The second is called Skills for Psychological Recovery, and that is meant to be used in the weeks and months following a disaster—so typically three months or more after a disaster—to help with ongoing distress that many children and their families experience, and to help to re-form a sense of safety and connection to community.
To find out more about the no-cost trainings, contact Green at jggreen@bu.edu.
The third is called Child-Adult Relationship Enhancement. And that training is for any children—but is particularly useful and helpful for young children—to help strengthen attachment and relationships between children and parents and other caregivers to reduce behavioral concerns and distress following disasters.
We’re disseminating these trainings as broadly as possible and at no cost to any communities, schools, or districts that want them. We’ve been doing the trainings and workshops both in person and virtually. If people are interested in any of those trainings for their community—whether it be at a clinic or a school district—that’s a resource that we would love to share.
It seems like the first training is probably the one that’s most relevant to the moment that we’re in right now. What does that involve?
The steps are focused on immediate support and stabilizing people right after a disaster, so asking them what they need. Often that involves connecting them with immediate resources—it’s not typically about processing deeper feelings, past trauma, or other experiences they’ve had, but it’s about how to manage in that moment and to be connected to resources and to people in their community that can be immediately helpful to them.
Some of the aims are to provide safety and comfort for children and families, to gather information on their current needs, and to use that information to offer practical assistance.
There have been 27 school shootings in the United States already this year. Do you now have to routinely prepare your students, future educators, for the prospect of dealing with an atrocity in their schools?

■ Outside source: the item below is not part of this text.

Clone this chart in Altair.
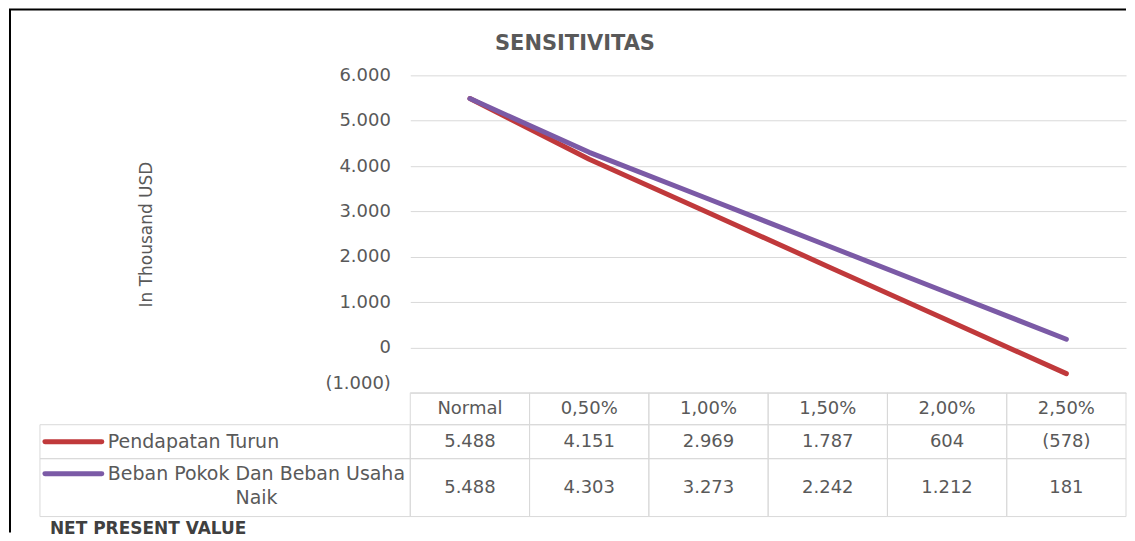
import altair as alt
import pandas as pd

# ---- data -------------------------------------------------------------
categories = ["Normal", "0,50%", "1,00%", "1,50%", "2,00%", "2,50%"]
series_names = ["Pendapatan Turun", "Beban Pokok Dan Beban Usaha Naik"]
pendapatan_turun = [5488, 4151, 2969, 1787, 604, -578]
beban_naik = [5488, 4303, 3273, 2242, 1212, 181]
series_colors = ["#C0393B", "#7B5AA6"]
y_ticks = [-1000, 0, 1000, 2000, 3000, 4000, 5000, 6000]
title_text = "SENSITIVITAS"
y_title = "In Thousand USD"
footer_text = "NET PRESENT VALUE"
row2_label_lines = ["Beban Pokok Dan Beban Usaha", "Naik"]


def fmt(v):
    s = f"{abs(v):,}".replace(",", ".")
    return f"({s})" if v < 0 else s


rows = []
for name, vals in zip(series_names, [pendapatan_turun, beban_naik]):
    for c, v in zip(categories, vals):
        rows.append({"series": name, "category": c, "value": v, "label": fmt(v)})
df = pd.DataFrame(rows)
cat_df = pd.DataFrame({"category": categories})
one = pd.DataFrame({"k": [0]})

FONT = "DejaVu Sans"
TXT = "#595959"
GRID = "#d9d9d9"
W, H = 717, 318

x_scale = alt.Scale(type="band", domain=categories, paddingInner=0, paddingOuter=0)
color_scale = alt.Scale(domain=series_names, range=series_colors)


def xcat(**kw):
    return alt.X("category:N", scale=x_scale, axis=None, **kw)


label_expr = ("datum.value < 0 ? '(' + replace(format(-datum.value, ','), ',', '.') + ')' "
              ": replace(format(datum.value, ','), ',', '.')")

# ---- frame -------------------------------------------------------------
border_left = alt.Chart(one).mark_rule(stroke="black", strokeWidth=2).encode(
    x=alt.value(-401), y=alt.value(-66), y2=alt.value(458))
border_top = alt.Chart(one).mark_rule(stroke="black", strokeWidth=2).encode(
    x=alt.value(-402), x2=alt.value(W), y=alt.value(-66))

title = alt.Chart(one).mark_text(
    text=title_text, font=FONT, fontSize=21, fontWeight="bold", color=TXT,
    align="center", baseline="middle").encode(x=alt.value(165), y=alt.value(-31))

# ---- lines -------------------------------------------------------------
lines = alt.Chart(df).mark_line(strokeWidth=5, strokeCap="round", strokeJoin="round").encode(
    x=xcat(bandPosition=0.5),
    y=alt.Y("value:Q", scale=alt.Scale(domain=[-1000, 6000], nice=False, zero=False),
            axis=alt.Axis(values=y_ticks, labelExpr=label_expr, grid=True, gridColor=GRID,
                          gridWidth=1, domain=False, ticks=False, labelPadding=20,
                          labelFont=FONT, labelFontSize=18, labelColor=TXT,
                          labelBaseline={"condition": {"test": "datum.value < 0", "value": "bottom"},
                                         "value": "middle"},
                          title=y_title, titleFont=FONT, titleFontSize=17,
                          titleFontWeight="normal", titleColor=TXT, titleAngle=270,
                          titleX=-264, titleY=159, titleAlign="center",
                          titleBaseline="middle")),
    color=alt.Color("series:N", scale=color_scale, legend=None),
)

# ---- data table --------------------------------------------------------
def cells(y0, y1):
    return alt.Chart(cat_df).mark_rect(fill="white", fillOpacity=0, stroke=GRID, strokeWidth=1).encode(
        x=xcat(), y=alt.value(y0), y2=alt.value(y1))


def label_cell(y0, y1):
    return alt.Chart(one).mark_rect(fill="white", fillOpacity=0, stroke=GRID, strokeWidth=1).encode(
        x=alt.value(-371), x2=alt.value(0), y=alt.value(y0), y2=alt.value(y1))


header_text = alt.Chart(cat_df).mark_text(font=FONT, fontSize=18, color=TXT, baseline="middle").encode(
    x=xcat(bandPosition=0.5), y=alt.value(334), text="category:N")

row_y = [367, 413]
row_texts = []
swatches = []
for i, name in enumerate(series_names):
    row_texts.append(
        alt.Chart(df[df["series"] == name]).mark_text(font=FONT, fontSize=18, color=TXT, baseline="middle").encode(
            x=xcat(bandPosition=0.5), y=alt.value(row_y[i]), text="label:N"))

sw_y = [367, 399]
for i, name in enumerate(series_names):
    swatches.append(
        alt.Chart(pd.DataFrame({"series": [name]})).mark_rule(strokeWidth=5, strokeCap="round").encode(
            x=alt.value(-366), x2=alt.value(-309), y=alt.value(sw_y[i]),
            color=alt.Color("series:N", scale=color_scale, legend=None)))

label1 = alt.Chart(one).mark_text(text=series_names[0], font=FONT, fontSize=19, color=TXT,
                                  align="left", baseline="middle").encode(
    x=alt.value(-303), y=alt.value(367))
label2a = alt.Chart(one).mark_text(text=row2_label_lines[0], font=FONT, fontSize=19, color=TXT,
                                   align="left", baseline="middle").encode(
    x=alt.value(-303), y=alt.value(399))
label2b = alt.Chart(one).mark_text(text=row2_label_lines[1], font=FONT, fontSize=19, color=TXT,
                                   align="center", baseline="middle").encode(
    x=alt.value(-154), y=alt.value(423))

footer = alt.Chart(one).mark_text(text=footer_text, font=FONT, fontSize=17, fontWeight="bold",
                                  color="#404040", align="left", baseline="middle").encode(
    x=alt.value(-361), y=alt.value(454))

chart = alt.layer(
    border_left, border_top, title,
    cells(318, 350), cells(350, 384), cells(384, 442),
    label_cell(350, 384), label_cell(384, 442),
    lines,
    header_text, *row_texts, *swatches, label1, label2a, label2b, footer,
).properties(width=W, height=H, padding=0, background="white").configure_view(stroke=None)

chart.save("out.html", embed_options={"renderer": "svg", "actions": False})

Unfortunately, we’ve been talking to our teacher preparation students about it for a long time, because this is not new and teachers are concerned about the safety of their students.
Teachers across the country need to walk back into classrooms this morning and be prepared to have conversations with their students about what happened and to support their students. I speak with students in my classes about school safety and about how to respond to trauma when it occurs, and how to open up these conversations with their students in ways that are developmentally appropriate and supportive of their students.
Are there any resources you can share with educators and caregivers who are reading this and feeling overwhelmed by the things that they have to talk to their students about?
The National Association of School Psychologists has some guidelines for how to talk to children about trauma and about school shootings. The other resource I like to share is the National Child Traumatic Stress Network—they have a number of resources that are translated into multiple languages that give guidance to teachers, parents, and other caregivers about how to talk to children about trauma.
Is there anything else from your research or experience or any other resources you’ve drawn from in the past that you’d like to share?
I just want to highlight the need to pay attention to teachers and school staff who are walking back into a workplace where once again they may not feel safe and supported.
For us as a community, and especially as a community of educators, we need to be thinking about how to support our teachers, and more broadly, our school staff who are walking into schools and are having these difficult conversations with children.